I Never Wanted To Be A Single Mother
I read a post the other day about a woman whose baby daddy proposed to another woman and married her while she was five months pregnant. She said, I never wanted to be a single mother. It just happened.” A comment on the post said, “Maybe they should stop having sex until they’re married.” To which another reader replied, “That’s not realistic. People aren’t going to do that today and we both know it.”
Don’t Do Anything
Earlier today, I listened to a podcast about sexuality and singles. In a conversation about kissing and intimacy while dating, the guest, Elisabeth Elliott said “Until you find out by prayer and waiting on God that this is in fact the man or the woman he has for you, don’t do anything. You do not need intimacy in order to discover the character of this person. Character can be observed from a distance. Intimacy contributes precisely nothing to the knowledge of character in fact it certainly is a revelation of a certain looseness of character.”
Looseness Of Character
There’s a lot of looseness of character today don’t you think? We can’t get away from sex. The intro to the podcast said, “In today’s culture, people mock the idea of purity. If you spend five minutes watching television or reading through some of the lyrics to the nation’s most popular songs–you will notice that many actors and artists place little value on purity, and place a high value on sexual freedom.”
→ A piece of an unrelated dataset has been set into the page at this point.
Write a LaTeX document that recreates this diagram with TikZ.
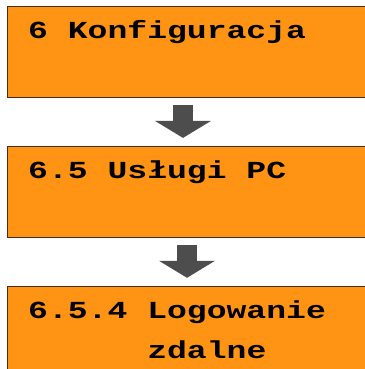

Part Her Legs Like The Red Sea
We saw this in plain sight on Sunday’s opening act of the Grammy awards. I’m not sure why a married woman and mother of a two year old girl needs to part her legs like the Red Sea, simulate sex with a chair, twerk then back her crotch up to the TV for all of America to see her nether region while singing explicit lyrics about what happens in her sex life with her husband. My feelings would be the same if she were single.
Moments Of Deep Intimacy
Sex is in every song lyric, TV show, movie and even some commercials hint at sex. We can’t get away from it. Each week on TV shows like The Bachelor, we see him kissing, participating in nude photo shoots and creating moments of deep intimacy with women he barely knows. Before this season is over, I can bet he would’ve had sex with any number of those women vying to be the chosen one.
Sex Is A Big Deal
A minute ago while checking my inbox, I ran across an article titled Letting Go Of Your Sexual Past written by Barbara Wilson. Here’s what she said, “Sex is a big deal. One of the biggest lies our culture has told us is that sex is just physical. We can have sex and then move on without thought or consequence to the next partner, repeating the cycle until finally we get married. And then poof: All past lovers are instantly erased from our memories. Sounds magical, doesn’t it? But it’s not true. Sex is a bond, an invisible bond that works like super human glue, attaching us permanently to all past lovers. Emotionally and spiritually, as well as physically — whether we’re married or single.”
Something to think about…
What say you…what are your thoughts on today’s sexual culture? Is purity possible today?